This is indeed a modest increase compared to previous performances announced by the BOI.
Foreign investment has fallen off a cliff since the military takeover and the latest figures from Thailand’s Board of Investment (BOI) show very little hope of let up in that fall.
Approved foreign investment applications plunged in the first half of 2016 compared to the same period last year.
Investment from Japan, Thailand’s largest overseas investor, dropped from $2.7 billion to $810m.
North American investment plunged tenfold, from $660 million to $67 million while the European Union fell from $1 billion to $260 million. Less pronounced falls were seen across South East Asia.

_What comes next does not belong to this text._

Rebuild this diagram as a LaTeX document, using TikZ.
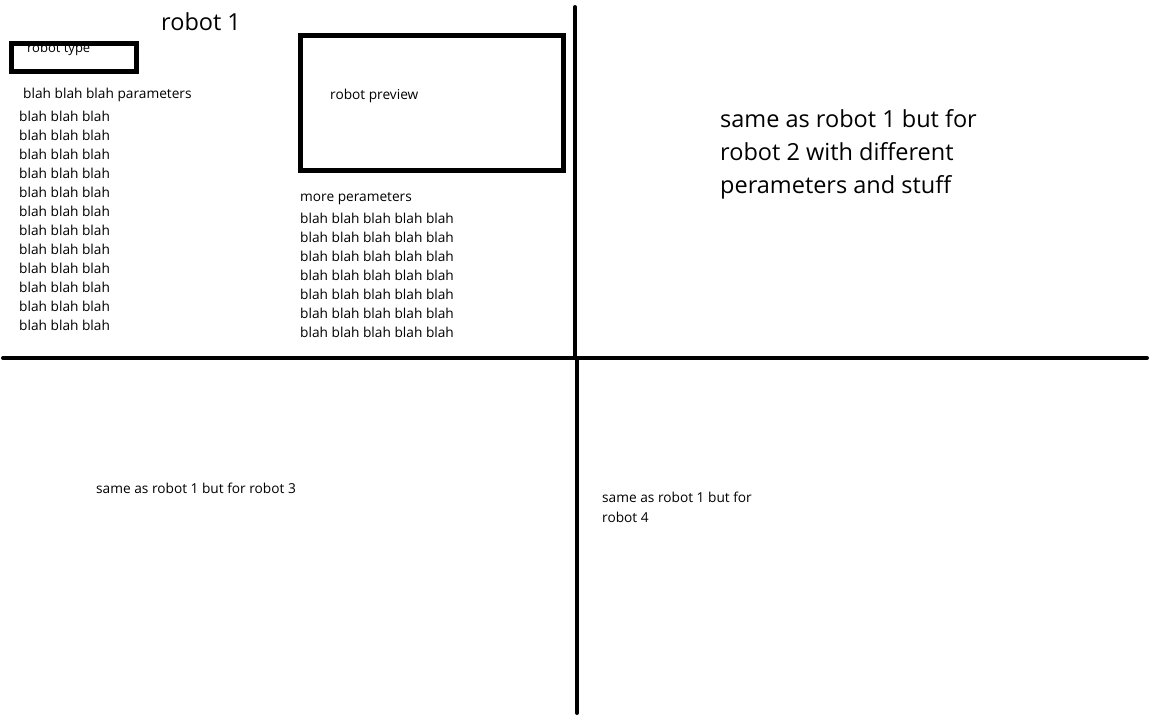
\documentclass[tikz,border=0pt]{standalone}
\usepackage{fontspec}
\setmainfont{Open Sans}
\begin{document}
\begin{tikzpicture}[x=1pt,y=-1pt,
  divider/.style={line width=4pt,line cap=round},
  boxframe/.style={draw,line width=5pt},
  small/.style={anchor=west,inner sep=0pt,font=\fontsize{13.7}{16}\selectfont},
  big/.style={anchor=west,inner sep=0pt,font=\fontsize{23.5}{28}\selectfont},
  bigpara/.style={anchor=north west,inner sep=0pt,align=left,font=\fontsize{23.5}{33}\selectfont}]
\useasboundingbox[fill=white] (0,0) rectangle (1152,720);
% dividers
\coordinate (vt) at (575,7);
\coordinate (vm) at (575,357);
\coordinate (vb0) at (577,360);
\coordinate (vb) at (577,713);
\coordinate (hl) at (3,358);
\coordinate (hr) at (1147,358);
\draw[divider] (vt) -- (vm);
\draw[divider] (vb0) -- (vb);
\draw[divider] (hl) -- (hr);
% robot 1 quadrant
\node[big] (title) at (161,22) {robot 1};
\draw[boxframe] (11.5,43.5) rectangle (136.5,71.5);
\node[small,font=\fontsize{13}{15}\selectfont] (rtype) at (27,49) {robot type};
\node[small] (params) at (23,95) {blah blah blah parameters};
\foreach \i in {0,...,11}
  \node[small] (b\i) at (19,116+19*\i) {blah blah blah};
\draw[boxframe] (300.5,35.5) rectangle (563.5,170.5);
\node[small] (preview) at (330,96) {robot preview};
\node[small] (more) at (300,199) {more perameters};
\foreach \i in {0,...,6}
  \node[small] (c\i) at (300,218+19*\i) {blah blah blah blah blah};
% other quadrants
\node[bigpara] (r2) at (720,109) {same as robot 1 but for\\robot 2 with different\\perameters and stuff};
\node[small] (r3) at (96,488) {same as robot 1 but for robot 3};
\node[small,anchor=north west,align=left,font=\fontsize{13.7}{20}\selectfont] (r4) at (602,492) {same as robot 1 but for\\robot 4};
\end{tikzpicture}
\end{document}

Thailand’s finance minister on Thursday (18 August) brushed off concerns about plunging foreign investment under junta rule, saying “there is light ahead” now that voters have approved a military-crafted constitution.
Generals seized power in 2014 vowing to end years of political instability and kickstart the lacklustre economy.

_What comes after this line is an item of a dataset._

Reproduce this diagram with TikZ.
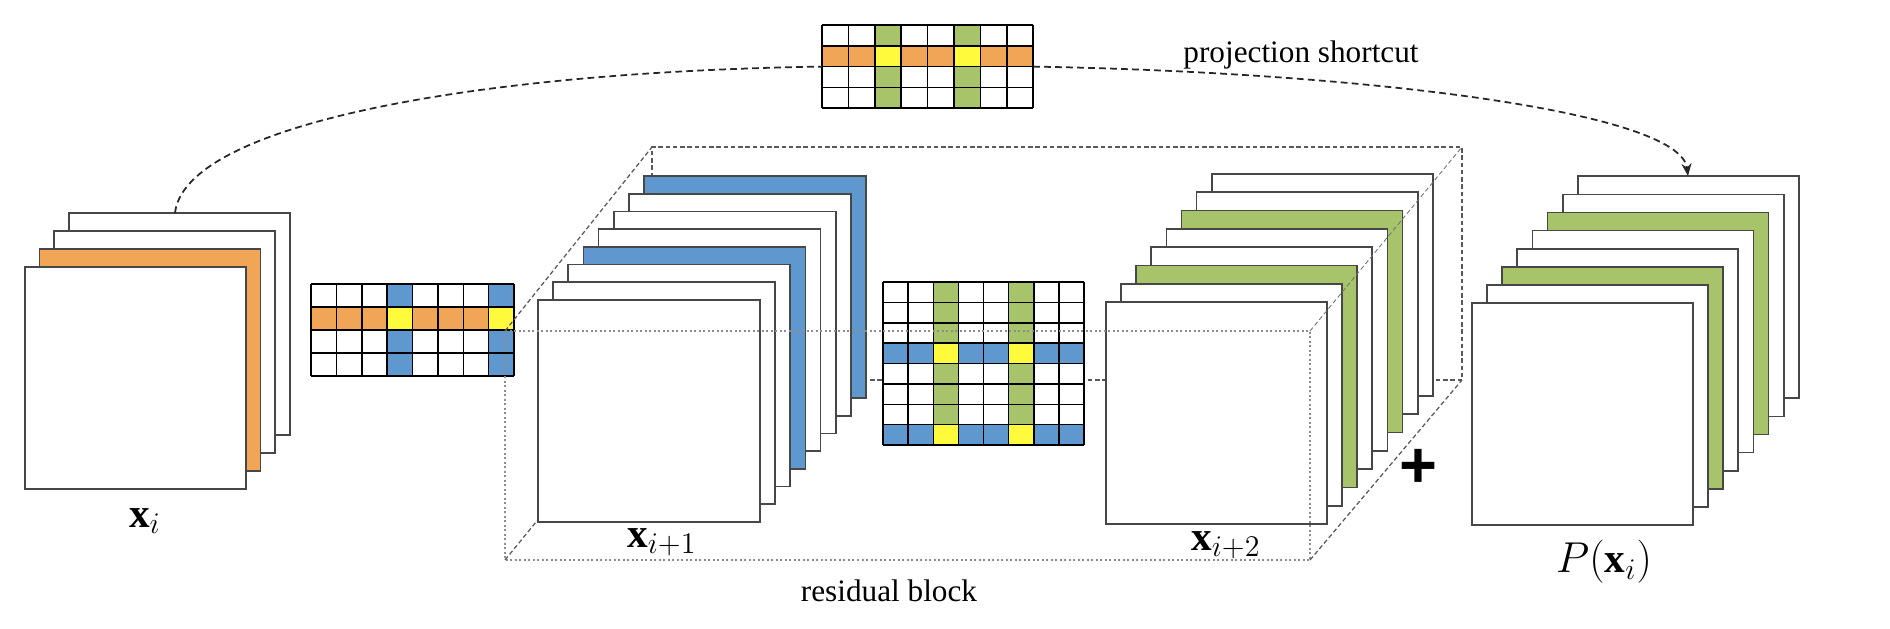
\documentclass[tikz,border=0pt]{standalone}
\usepackage{fontspec}
\setmainfont{Liberation Serif}
\newfontfamily\serifrm{Liberation Serif}
\newfontfamily\plusfont{Liberation Sans}
\usetikzlibrary{arrows.meta}
\definecolor{orangeF}{HTML}{F1A557}
\definecolor{blueF}{HTML}{5F97CF}
\definecolor{greenF}{HTML}{A8C46A}
\definecolor{yellowF}{HTML}{FFFA3C}
\begin{document}
\begin{tikzpicture}[x=0.4pt,y=-0.4pt,
  sheet/.style={draw=black!72, line width=0.7pt},
  gridline/.style={draw=black, line width=0.6pt},
  shortcut/.style={draw=black!85, line width=0.7pt, dash pattern=on 2.7pt off 1.7pt},
  backdash/.style={draw=black!65, line width=0.5pt, dash pattern=on 1.8pt off 1.1pt},
  frontdot/.style={draw=black!45, line width=0.45pt, dash pattern=on 0.8pt off 1pt},
  thindash/.style={draw=black!55, line width=0.35pt, dash pattern=on 1.8pt off 1.1pt},
  mathlbl/.style={inner sep=0pt, font=\fontsize{16.5}{19}\selectfont},
  txtlbl/.style={inner sep=0pt, font=\serifrm\fontsize{12.5}{14}\selectfont}]
\useasboundingbox (0,0) rectangle (1890,628);

% ---------- residual block: back edges (behind everything) ----------
\coordinate (FTL) at (505,331);
\coordinate (FTR) at (1310,331);
\coordinate (FBR) at (1310,560);
\coordinate (FBL) at (505,560);
\coordinate (BTL) at (652,147);
\coordinate (BTR) at (1462,147);
\coordinate (BBR) at (1462,380);
\coordinate (BBL) at (652,380);
\draw[backdash] (BBL) -- (BTL) -- (BTR) -- (BBR) -- cycle;
\draw[backdash] (FBL) -- (BBL);

% ---------- left stack x_i ----------
\foreach \i/\c in {3/white,2/white,1/orangeF,0/white}
  \draw[sheet, fill=\c] ({25+14.6*\i},{267-18*\i}) rectangle ++(221,222);
\coordinate (xiTop) at (175,213);

% ---------- stack x_{i+1} ----------
\foreach \i/\c in {7/blueF,6/white,5/white,4/white,3/blueF,2/white,1/white,0/white}
  \draw[sheet, fill=\c] ({538+15.15*\i},{300-17.7*\i}) rectangle ++(222,222);

% ---------- stack x_{i+2} ----------
\foreach \i/\c in {7/white,6/white,5/greenF,4/white,3/white,2/greenF,1/white,0/white}
  \draw[sheet, fill=\c] ({1106+15.1*\i},{302-18.3*\i}) rectangle ++(221,222);

% ---------- stack P(x_i) ----------
\foreach \i/\c in {7/white,6/white,5/greenF,4/white,3/white,2/greenF,1/white,0/white}
  \draw[sheet, fill=\c] ({1472+15.1*\i},{303-18.1*\i}) rectangle ++(221,222);
\coordinate (PTop) at (1688,176);

% ---------- top grid (projection) ----------
\begin{scope}[shift={(822,25)}, x=10.56pt, y=-8.32pt]
  \fill[white] (0,0) rectangle (8,4);
  \fill[orangeF] (0,1) rectangle (8,2);
  \fill[greenF] (2,0) rectangle (3,4);
  \fill[greenF] (5,0) rectangle (6,4);
  \fill[yellowF] (2,1) rectangle (3,2);
  \fill[yellowF] (5,1) rectangle (6,2);
  \foreach \k in {0,...,8} \draw[gridline] (\k,0) -- (\k,4);
  \foreach \k in {0,...,4} \draw[gridline] (0,\k) -- (8,\k);
  \coordinate (tgW) at (0,2);
  \coordinate (tgE) at (8,2);
\end{scope}

% ---------- left grid ----------
\begin{scope}[shift={(311,284)}, x=10.15pt, y=-9.2pt]
  \fill[white] (0,0) rectangle (8,4);
  \fill[orangeF] (0,1) rectangle (8,2);
  \fill[blueF] (3,0) rectangle (4,4);
  \fill[blueF] (7,0) rectangle (8,4);
  \fill[yellowF] (3,1) rectangle (4,2);
  \fill[yellowF] (7,1) rectangle (8,2);
  \foreach \k in {0,...,8} \draw[gridline] (\k,0) -- (\k,4);
  \foreach \k in {0,...,4} \draw[gridline] (0,\k) -- (8,\k);
\end{scope}

% ---------- middle grid ----------
\begin{scope}[shift={(883,282)}, x=10.05pt, y=-8.15pt]
  \fill[white] (0,0) rectangle (8,8);
  \fill[blueF] (0,3) rectangle (8,4);
  \fill[blueF] (0,7) rectangle (8,8);
  \fill[greenF] (2,0) rectangle (3,8);
  \fill[greenF] (5,0) rectangle (6,8);
  \foreach \r in {3,7} {
    \fill[yellowF] (2,\r) rectangle (3,\r+1);
    \fill[yellowF] (5,\r) rectangle (6,\r+1);
  }
  \foreach \k in {0,...,8} \draw[gridline] (\k,0) -- (\k,8);
  \foreach \k in {0,...,8} \draw[gridline] (0,\k) -- (8,\k);
\end{scope}

% ---------- residual block: front edges (on top) ----------
\draw[frontdot] (FTL) -- (FTR) -- (FBR) -- (FBL) -- cycle;
\draw[backdash] (FTL) -- (BTL);
\draw[thindash] (FTR) -- (BTR);
\draw[backdash] (FBR) -- (BBR);

% ---------- projection shortcut ----------
\draw[shortcut] (xiTop) .. controls (185,125) and (470,72) .. (tgW);
\draw[shortcut, -{Stealth[length=5pt,width=4pt]}] (tgE) .. controls (1350,72) and (1680,110) .. (PTop);

% ---------- labels ----------
\node[mathlbl] (lxi)  at (145,521) {$\mathbf{x}_i$};
\node[mathlbl] (lxi1) at (662,542) {$\mathbf{x}_{i+1}$};
\node[mathlbl] (lxi2) at (1226,545) {$\mathbf{x}_{i+2}$};
\node[mathlbl] (lP)   at (1604,562) {$P(\mathbf{x}_i)$};
\node[txtlbl] (lres)  at (889,591) {residual block};
\node[txtlbl] (lproj) at (1301,55) {projection shortcut};
\node[inner sep=0pt, font=\plusfont\bfseries\fontsize{26}{28}\selectfont] (plus) at (1418,468) {+};
\end{tikzpicture}
\end{document}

Instead, the EU put on ice negotiations for a Free Trade Agreement, pushing ahead with Vietnam and Singapore instead, and Thailand’s key seafood export sector has been under threat of an import ban to the EU, due to illegal fishing and labour abuses.
The junta have largely succeeded in bringing calm to the politically turbulent nation – but only by stamping out dissent and banning political rallies.
The economy remains the junta’s weak point.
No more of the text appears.